Reading the Times’ hilarious account, I could only wonder: are Putin (or his image-makers) so clueless as to imagine that the Russian people, after all they have lived through and with their bitter sense of irony, would fall for this obvious propaganda trick? And then I recalled the final sentence of Alexei Gusev’s ‘Return of the Russian Revolution’ — “Such feeble ploys only indicate the febrile agitation that precedes death, the senile fear of the ineluctable end.”[5]
The flight of Russian capital and the desperate ploys of the regime are both objective indications of its inner weakness. The democratic Revolution of the 1990’s, like that of 1905 shook up the bureaucratic state-capitalist regime, but did not succeed in overthrowing it. Like the vast Czarist bureaucracy after 1906, the ruling post-Stalinist nomenklaturasurvived (while getting rich privatizing the workers’ collective property) through bogus reforms, toothless parliaments called Dumas, and police repression. In 1917, the Czarist regime collapsed faced with the crisis of the First World War.

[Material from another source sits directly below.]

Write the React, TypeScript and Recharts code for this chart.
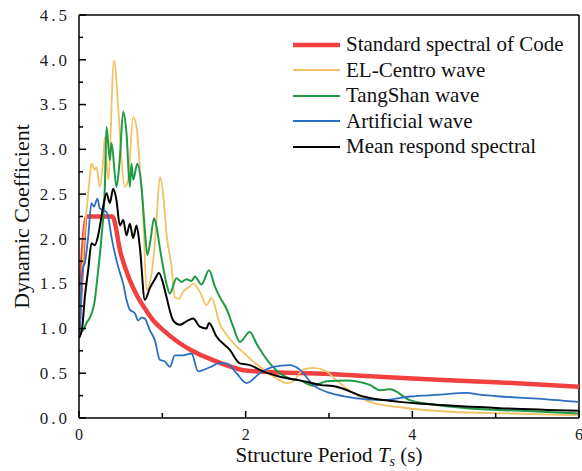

Will the Putin regime, dependant on Euro-denominated oil-revenues, suvive the coming European economic crisis?
As Gusev concluded in February 2012, “despite the explicitly pre-revolutionary situation in Russia, the victory of the democratic revolution in the near future is not in the least assured. The death-throes of the bonapartist regime could last a certain amount of time. But the revolution is ripening, it is inevitable ; it is only a question of time, sooner or later it will break out.”
Gusev writes in the ‘scientific’ style of Plekhanov’s Marxism, with its historical inevitability, a concept that offends my sense of both the dialectical and the Quantic nature of physical and social reality. But if you translate Gusev’s ‘inevitable’ as ‘increasingly probable,’ there is ample room for Russian democrats and admirers of Russia and her revolutions to be jubilent.